For a multiqc installed with python3, i.e, if you run:
mkproject -p python3 test
pip install multiqc
The PCT_R2_TRANSCRIPT_STRAND_READS seems to be at a random index every time. Following is a few repeats run with python3 multiqc:
19th column in log file: PCT_R2_TRANSCRIPT_STRAND_READS 29th column in log file: INCORRECT_STRAND_READS
19th column in log file: MEDIAN_3PRIME_BIAS 29th column in log file: IGNORED_READS
19th column in log file: LIBRARY 29th column in log file: PCT_R1_TRANSCRIPT_STRAND_READS
19th column in log file: INCORRECT_STRAND_READS 29th column in log file: PCT_UTR_BASES
The bit of code that produces this file is at here which seems to use a OrderedDict to hold the table. Maybe this behave differently in py2/py3?

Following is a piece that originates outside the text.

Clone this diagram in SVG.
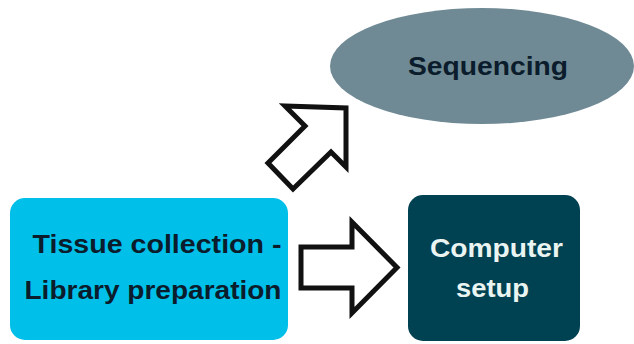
<svg xmlns="http://www.w3.org/2000/svg" width="634" height="344" viewBox="0 0 634 344">
  <style>
    .label { font-family: "Liberation Sans", Arial, sans-serif; font-weight: bold; font-size: 25px; text-anchor: middle; }
    .dark { fill: #0b1c2c; }
    .light { fill: #eaf4f1; }
    .flow { fill: #ffffff; stroke: #111111; stroke-width: 5; stroke-linejoin: miter; }
  </style>
  <rect width="634" height="344" fill="#ffffff"/>

  <g id="sequencing">
    <ellipse cx="482" cy="66" rx="152" ry="58" fill="#6f8a94"/>
    <text class="label dark" x="488" y="75" font-size="26" textLength="160" lengthAdjust="spacingAndGlyphs">Sequencing</text>
  </g>

  <g id="tissue-library">
    <rect x="10" y="198" width="278" height="142" rx="15" ry="15" fill="#00bfe8"/>
    <text class="label dark" x="157" y="253" textLength="249" lengthAdjust="spacingAndGlyphs">Tissue collection -</text>
    <text class="label dark" x="153" y="299" textLength="257" lengthAdjust="spacingAndGlyphs">Library preparation</text>
  </g>

  <g id="computer-setup">
    <rect x="408" y="195" width="172" height="146" rx="15" ry="15" fill="#004152"/>
    <text class="label light" x="496.5" y="257" textLength="133" lengthAdjust="spacingAndGlyphs">Computer</text>
    <text class="label light" x="492.5" y="297" textLength="73" lengthAdjust="spacingAndGlyphs">setup</text>
  </g>

  <g id="connectors">
    <!-- block arrow towards sequencing -->
    <polygon class="flow" points="285,106 346,108 346,167 331,152 293,189 268,163 305,126"/>
    <!-- block arrow towards computer setup -->
    <polygon class="flow" points="301,247 352,247 352,222 397,267.5 352,313 352,288 301,288"/>
  </g>
</svg>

Are you running py3 multiqc which generates the output for the nrf2_astrocytes_lps_jing_testfix project? @katieemelianova
Anyway, I have created a fix which will pull the column by name, so hopefully, it will work regardless of the order. @lweasel
Behaviour of dicts does seem to have changed between py2 and py3 (e.g. http://gandenberger.org/2018/03/10/ordered-dicts-vs-ordereddict/), so accessing by column name seems like a good idea.
In some project, samples are from different batch(sequencing centre, different date, etc.) and might have different strand protocol. We currently implicitly detected the strandness of the sample by checking an arbitrary 'first' samples from the $SAMPLES variable, and use this strandness setting on all samples. This may potentially cause problem if samples from different batches have different strandness settings.